In 2009, author Daniel Henderson wrote in an article posted on Christianity.com, that “the American Church” is like a frog in a kettle that has acclimated to the surrounding environment. That is to say, the church has become like the world.
He references the work of another writer, Michael Spencer, from the Christian Science Monitor (no relation to the cult of Christian Science, which is neither Christian nor Science). Spencer predicted that within ten years, the influence of evangelicalism would collapse. Henderson went on to reference a speech made by President Obama that referred to the US as a “secular nation” as one predictive mark.
Towards the end of the article Henderson says: “I believe the water in which we are boiling is our own spiritual apathy, missional indifference, and prayerless irrelevance. In essence, the frog stands in danger of boiling in its own water. Just as Jesus warned some of the churches in Revelation chapters 2 & 3 about their precarious spiritual condition, we too must recognize our own need to take responsibility for the situation.”
So it’s been twelve years - it’s early 2021. We are in month 12 of the Covid-19 pandemic with no real signs of significant change in public policy or opinion on the matter. Countless churches remain closed, and our little congregation that meets in the upper east side of Manhattan remains open. We continue to have a steady flow of visitors that cycle through, checking out our church.
Observing the last several months has brought this image of a frog in a kettle back to the forefront of my mind. There is a certain way of doing church that seeks to make the church as much like the world as possible. The agenda being to make the gap between the worldview of the New York Times and the New York City pastor as small as possible. When NYC churches have attempted to wed the admittedly “failed strategies” of the seeker sensitive movement to reformational thought, the pragmatics always eventually take center stage and push theological conviction out the back door.

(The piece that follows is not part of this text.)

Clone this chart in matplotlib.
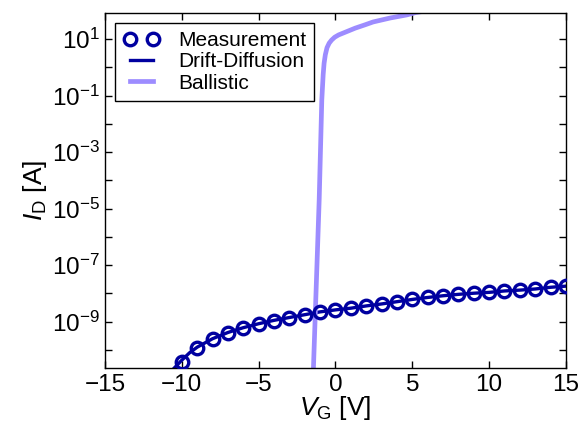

This creates a crisis for the regenerate in the pew, who are indwelled by the Spirit of God and hear the voice of the Good Shepherd, yet notice it’s absence in the worldview of their preachers. It creates a problem for the sheep who come to church seeking to hear the Good Shepherd’s words and instead hear a steady stream of goats and wolves.
Instead of hearing the words and worldview of Jesus, Christians are hearing the words and worldview of ibrahim x kendi, Kimberlé Crenshaw, Anthony Gramsci, and Michel Foucault. It naturally follows that these woke churches have also built an atmosphere of acceptance of every manner of deviation from Scripture in all other areas of culture and personal morality. The result is a church in which godliness seems strange and worldliness seems normal. It is normal to have unmarried couples living together and hosting small groups. It is normal to be a pro-choice Christian and member in good standing, while working for a nominally pro-life crisis pregnancy center. It is normal to have church sponsored BLM marches, with pastors linking arms with the the entirety of the spirit of the age.
So “congregants” (as they are called - “meaningful membership” is rarely a thing) get accustomed to this liberalism, which like the religion of liberalism of the last century is actually an alternate religion to Christianity. But these congregants often do not realize that they have become accustomed, like the frog in the kettle, to the water in the kettle. So when they jump into a different temperature of water, they find it shocking, and like the frog, hop on out due to the shock of hearing words like “sin” rather than “struggle” and “hell” rather than - well… no hell (implicit annihilationism/universalism are common among NYC pastors, therefore conversionism is replaced with transformationalism. “Ye must be born again” is replaced with “ye must redeem the culture/city”).
So visiting congregants say “Your preaching is too long/confrontational/dense/bible saturated/unrelatable/hostile” but do not realize that the temperature of the kettle that is Manhattan evangelicalism is actually so far from a Biblically regulated Christianity that it seems strange and offensive to hear preaching that involves doctrine, correction, and instruction in righteousness. It is a “turn off” when preaching involves reproving, rebuking, and exhorting unto righteousness. It is deemed “unpastoral” to warn of fierce wolves that are devouring flocks. The only thing bad is saying anything is bad. It is unloving to call sinners to repentance.
This is the zeitgeist that has rendered scores of churches impotent and devastated their flocks. And sadly, some believers who wander out of those burning buildings don’t realize that it’s precisely those things which destroyed those churches. The spirit of the age - the worldview that was taught, is what brought about such devastation. What woke church survivors must do, rather than “divest themselves of whiteness” is divest themselves of all the remnants of this rank humanism and tune their hearts to the temperature of the water that flows from the river of life - which is quite a bit different than the water in the world’s kettle.